Of course, if CLAR recovers to $3.20 after you’ve sold, you’ve missed the recovery. This is the classic trade-off with any stop-loss strategy.

For more on managing SGX positions, see our guides on blue chip stocks, dollar cost averaging, and our REITs vs ETF guide for building a resilient income portfolio.

Frequently Asked Questions

What is a trailing stop loss?

A trailing stop loss is a sell order that automatically follows a stock’s price upward at a set percentage or dollar below the peak. When the price falls by that amount from its high, the stock is automatically sold, locking in gains.

Which Singapore brokerages support trailing stop orders?

Tiger Brokers, Interactive Brokers, and moomoo support trailing stop orders for SGX-listed stocks as at 2026. Traditional bank brokerages like DBS Vickers typically offer only standard stop losses, not trailing ones.

What percentage should I set for a trailing stop on SGX stocks?

A common range for SGX blue chips and S-REITs is 8–15%. Too tight (below 5%) risks being triggered by normal price fluctuations. Too wide (above 20%) means giving back significant gains before selling.

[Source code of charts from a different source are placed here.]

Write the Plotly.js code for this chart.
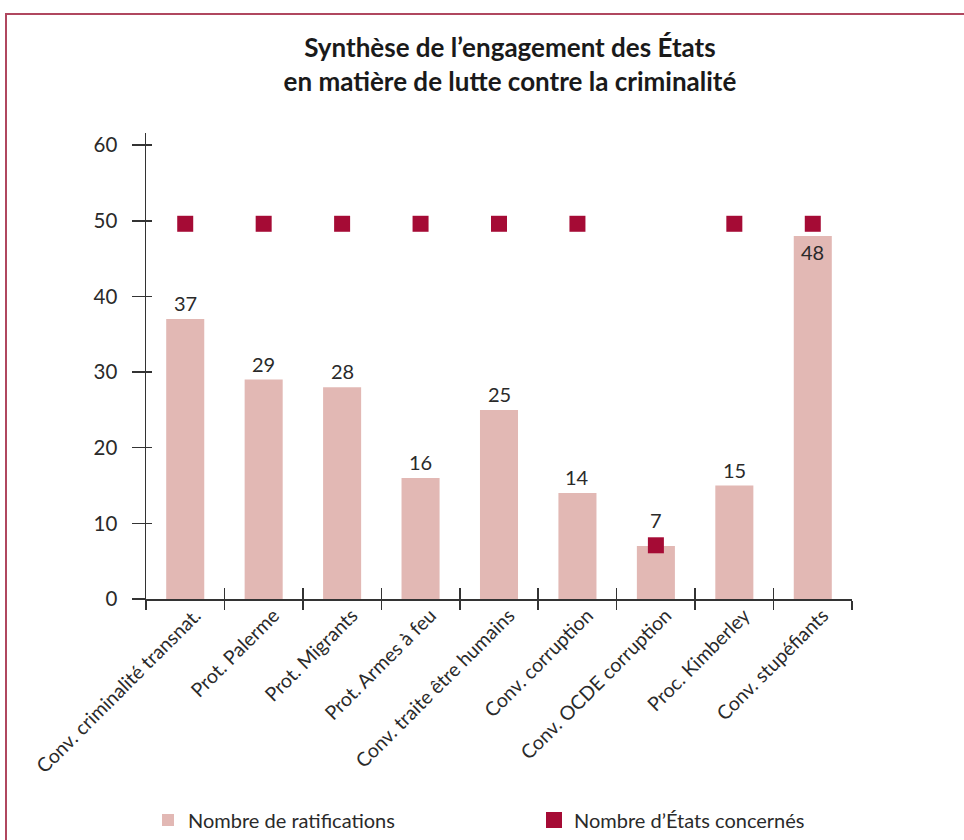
<!DOCTYPE html>
<html><head><meta charset="utf-8">
<script src="https://cdn.plot.ly/plotly-3.0.1.min.js"></script>
<style>
html,body{margin:0;padding:0;background:#fff;overflow:hidden}
#frame{position:absolute;left:5px;top:13px;width:1000px;height:900px;border:2px solid #b0475f;box-sizing:border-box}
#chart{position:absolute;left:0;top:0;width:964px;height:840px}
</style></head>
<body>
<div id="frame"></div>
<div id="chart"></div>
<script>
const categories = ["Conv. criminalité transnat.", "Prot. Palerme", "Prot. Migrants", "Prot. Armes à feu", "Conv. traite être humains", "Conv. corruption", "Conv. OCDE corruption", "Proc. Kimberley", "Conv. stupéfiants"];
const ratifications = [37, 29, 28, 16, 25, 14, 7, 15, 48];
const etatsConcernes = [49.6, 49.6, 49.6, 49.6, 49.6, 49.6, 7.1, 49.6, 49.6];
const yTicks = [0, 10, 20, 30, 40, 50, 60];

const FONT = "Lato, 'Open Sans', sans-serif";

const data = [
  {
    type: "bar", name: "Nombre de ratifications",
    x: categories, y: ratifications,
    marker: {color: "#e2b8b4"}, legend: "legend",
    hoverinfo: "x+y"
  },
  {
    type: "scatter", mode: "markers", name: "Nombre d’États concernés",
    x: categories, y: etatsConcernes, legend: "legend2",
    marker: {symbol: "square", size: 16, color: "#a50b35"},
    cliponaxis: false
  },
  {type: "scatter", x: [], y: [], xaxis: "x2", yaxis: "y2", showlegend: false, hoverinfo: "skip"}
];

// value labels: above the bar, raised when the marker sits on the bar top,
// or inside the top when the marker sits just above the bar
const annotations = ratifications.map((v, i) => {
  const d = etatsConcernes[i] - v;
  const overlaps = Math.abs(d) < 1;
  const inside = !overlaps && d > 0 && d < 3;
  return {
    x: categories[i], y: v, xref: "x", yref: "y",
    text: String(v), showarrow: false,
    yanchor: inside ? "top" : "bottom",
    yshift: inside ? -2 : (overlaps ? 12 : 2),
    font: {size: 20, color: "#2a2a2a", family: FONT}
  };
});

const legendCommon = {
  orientation: "h", xref: "container", xanchor: "left",
  yref: "container", y: 20/840, yanchor: "middle",
  font: {size: 20, color: "#2a2a2a", family: FONT}, itemwidth: 30
};

const layout = {
  width: 964, height: 840,
  margin: {l: 146, r: 112, t: 133, b: 241},
  paper_bgcolor: "rgba(0,0,0,0)", plot_bgcolor: "rgba(0,0,0,0)",
  font: {family: FONT, color: "#2a2a2a", size: 18},
  title: {
    text: "<b>Synthèse de l’engagement des États<br>en matière de lutte contre la criminalité</b>",
    font: {size: 26, color: "#1a1a1a", family: FONT},
    x: 0.529, xref: "container", xanchor: "center",
    y: 0.932, yref: "container", yanchor: "top", automargin: false
  },
  bargap: 0.515,
  showlegend: true,
  legend: Object.assign({}, legendCommon, {x: 148/964}),
  legend2: Object.assign({}, legendCommon, {x: 534/964}),
  annotations: annotations,
  xaxis: {
    type: "category", range: [-0.5, 8.5], tickson: "boundaries", automargin: false,
    ticks: "outside", ticklen: 9, tickwidth: 1.5, tickcolor: "#333",
    showline: true, linecolor: "#333", linewidth: 1.5,
    showgrid: false, zeroline: false, tickangle: -45,
    ticklabelshift: 10, ticklabelstandoff: -4,
    tickfont: {size: 19.5, color: "#2a2a2a", family: FONT}
  },
  yaxis: {
    range: [0, 61.6], tickvals: yTicks, ticktext: yTicks.map(String), automargin: false,
    ticks: "outside", ticklen: 13, tickwidth: 1.5, tickcolor: "#333",
    showline: true, linecolor: "#333", linewidth: 1.5,
    showgrid: false, zeroline: false, ticklabelstandoff: 10,
    tickfont: {size: 20.5, color: "#2a2a2a", family: FONT}
  },
  xaxis2: {
    type: "category", overlaying: "x", anchor: "y2", range: [-0.5, 8.5],
    tickmode: "array", tickvals: [-0.5, 0.5, 1.5, 2.5, 3.5, 4.5, 5.5, 6.5, 7.5, 8.5],
    ticks: "inside", ticklen: 11, tickwidth: 1.5, tickcolor: "#333",
    showticklabels: false, showgrid: false, zeroline: false, showline: false
  },
  yaxis2: {
    overlaying: "y", anchor: "x2", side: "left", range: [0, 61.6], tickvals: yTicks,
    ticks: "inside", ticklen: 6, tickwidth: 1.5, tickcolor: "#333",
    showticklabels: false, showgrid: false, zeroline: false, showline: false
  }
};

Plotly.newPlot("chart", data, layout, {displayModeBar: false, staticPlot: true});
</script>
</body></html>
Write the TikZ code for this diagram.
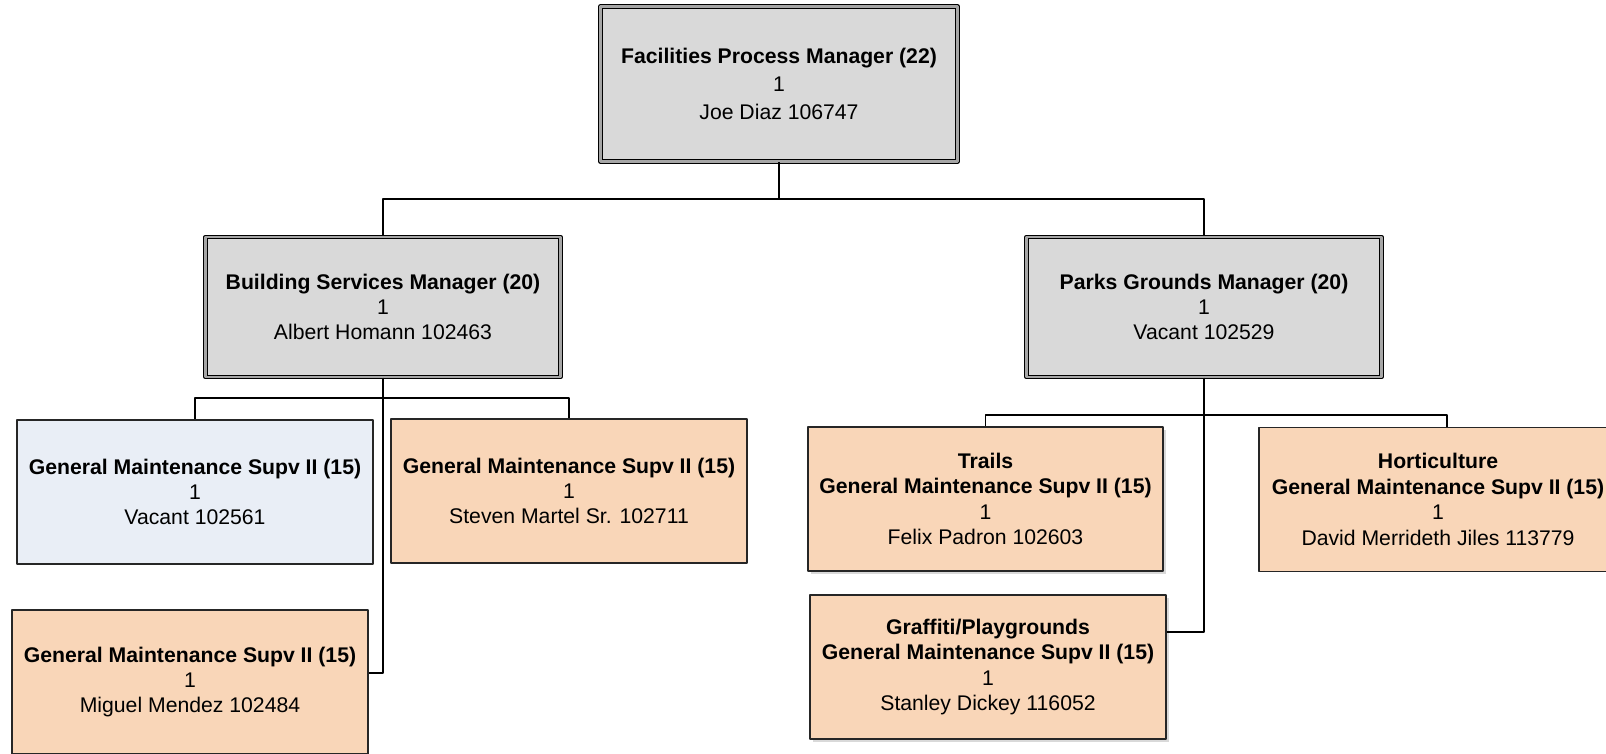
\documentclass[tikz,border=0pt]{standalone}
\usepackage{fontspec}
\setmainfont{Liberation Sans}
\usetikzlibrary{shadows}
\definecolor{mgrgray}{RGB}{217,217,217}
\definecolor{vacblue}{RGB}{233,238,246}
\definecolor{supvpeach}{RGB}{249,214,184}

\begin{document}
\begin{tikzpicture}[line cap=round,line join=round,x=0.5pt,y=-0.5pt,
  font=\fontsize{10.6pt}{12.7pt}\selectfont,
  mgrbox/.style={draw=black, double=gray!70, line width=0.6pt, double distance=1.2pt, fill=mgrgray, minimum width=178pt, minimum height=70pt, align=center, inner sep=0pt},
  supvbox/.style={draw=black!85, line width=0.75pt, fill=supvpeach, minimum width=178pt, minimum height=72pt, align=center, inner sep=0pt},
  vacbox/.style={supvbox, fill=vacblue},
  shadowed/.style={drop shadow={shadow xshift=1.5pt, shadow yshift=-1.5pt, fill=black!15, opacity=1}},
  link/.style={line width=0.6pt, line cap=butt}]
\clip (0,0) rectangle (1606,754);
% managers
\node[mgrbox, minimum width=178.5pt, minimum height=77.5pt, font=\fontsize{10.6pt}{13.8pt}\selectfont] (fpm) at (779,84) {\textbf{Facilities Process Manager (22)}\\1\\Joe Diaz 106747};
\node[mgrbox, minimum width=177.5pt] (bsm) at (383,307) {\textbf{Building Services Manager (20)}\\1\\Albert Homann 102463};
\node[mgrbox, minimum width=177.5pt] (pgm) at (1204,307) {\textbf{Parks Grounds Manager (20)}\\1\\Vacant 102529};
% building services
\node[vacbox] (gms1) at (195,492) {\textbf{General Maintenance Supv II (15)}\\1\\Vacant 102561};
\node[supvbox] (gms2) at (569,491) {\textbf{General Maintenance Supv II (15)}\\1\\Steven Martel Sr. 102711};
\node[supvbox] (gms3) at (190,682) {\textbf{General Maintenance Supv II (15)}\\1\\Miguel Mendez 102484};
% parks grounds
\node[supvbox, shadowed, minimum width=177.5pt] (trails) at (985.5,499) {\textbf{Trails}\\\textbf{General Maintenance Supv II (15)}\\1\\Felix Padron 102603};
\node[supvbox, shadowed] (graf) at (988,667) {\textbf{Graffiti/Playgrounds}\\\textbf{General Maintenance Supv II (15)}\\1\\Stanley Dickey 116052};
\node[supvbox, minimum width=179pt] (hort) at (1438,499.5) {\textbf{Horticulture}\\\textbf{General Maintenance Supv II (15)}\\1\\David Merrideth Jiles 113779};
% connectors
\coordinate (fork1) at (779,199);
\coordinate (fork2) at (383,398);
\coordinate (fork3) at (1204,415);
\draw[link] (fpm) -- (fork1) -| (bsm);
\draw[link] (fork1) -| (pgm);
\draw[link] (bsm) -- (fork2) -| (gms1);
\draw[link] (fork2) -| (gms2);
\draw[link] (fork2) |- ([yshift=4.5pt]gms3.east);
\draw[link] (pgm) -- (fork3) -| (trails);
\draw[link] (fork3) -| ([xshift=4.5pt]hort.north);
\draw[link] (fork3) |- ([yshift=17.5pt]graf.east);
\end{tikzpicture}
\end{document}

Do trailing stop losses work for dividend stocks in Singapore?

With caution — stocks drop by the dividend amount on XD date, which can trigger a tight trailing stop even if the business is healthy. Long-term dividend investors often prefer not to use stop losses and instead ride through volatility to collect income.

What happens if my trailing stop order triggers at a gap open?

Stop losses become market orders when triggered. If the market gaps down significantly at open, your execution may be well below the stop trigger price (slippage). This is a known limitation of stop loss strategies in highly volatile markets.